Hugh Rowley
- Born: Hugh Campbell Rowley 27 April 1858 Chorlton-on-Medlock
- Died: Unknown

Rugby union career
- Position: Forward

Amateur team(s)
- Years: Team / Apps / (Points)
- Bowdon and Lymm Club
- c. 1879: Manchester Football Club
- 1877–1878: Cheshire
- 1879–c. 1881: Lancashire
- –: North of England

International career
- Years: Team / Apps / (Points)
- 1879–1882: England / 9

= Hugh Rowley =

England international rugby union player

Hugh Campbell Rowley (27 April 1858 – after 1889) was an English rugby union footballer who played in the 1870s and 1880s. He played at representative level for England from 1879 to 1882, and at club level for Bowdon and Lymm Club, and Manchester Rugby Club, as a forward.

==Early life==
Rowley was born in Chorlton-on-Medlock, the son of solicitor and first-class cricketer James Campbell Rowley. His uncles Alexander Rowley and Edmund Rowley, and cousin Ernest Rowley, were also first-class cricketers.

==Rugby union career==
Rowley was originally a member of the Bowdon and Lymm Club, and was selected from this club to represent the county of Cheshire in the first match between Cheshire and Lancashire on 24 February 1877. He had the distinction of scoring the first try in that match, and the first point of importance against Lancashire. Ironically, Rowley then went on to play in and for Lancashire, transferring to the Manchester Football Club, and representing Lancashire in 1879 for whom he played over a number of years. He was also selected to play in several North v. South matches, once the pinnacle of domestic rugby competition.

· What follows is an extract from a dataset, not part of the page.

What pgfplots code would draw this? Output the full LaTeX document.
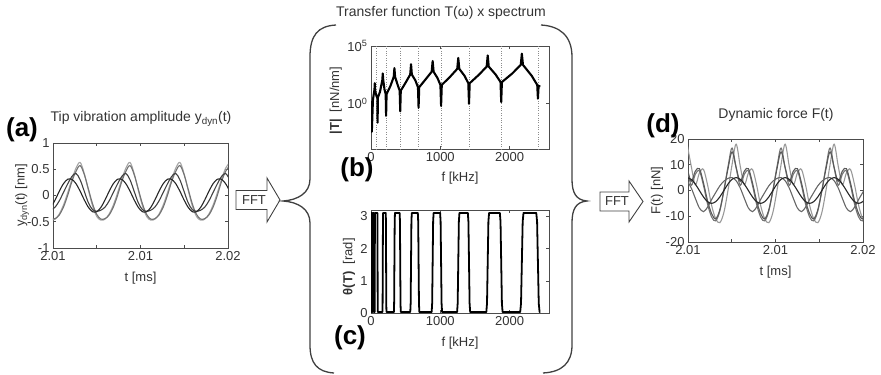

Rowley made his international debut for England on 10 March 1879 in the match against Scotland match at Edinburgh. He played eight more times for England, (vs Scotland in 1879-80-81-82; vs Ireland, 1879-80-81-82; and Wales, 1881.)

Of the nine matches he played for his national side the team won five times, lost once, and drew three times.

He played his final match for England on 4 March 1882 against Scotland at Whalley Range, Manchester.

He was described in a contemporary account as a celebrated player and "one of the best all-round men who ever played the Rugby game." The account went on to say "Campbell Rowley was one of the most useful of football players, very strong and fast, was never done with, could play any position in the field equally well, and had his whole heart in the game."

==Later life==
Rowley worked as a solicitor. He emigrated in 1882 and settled in Winnipeg, Manitoba, Canada, and then moved to Alaska. He married Maud Arrowsmith in 1889.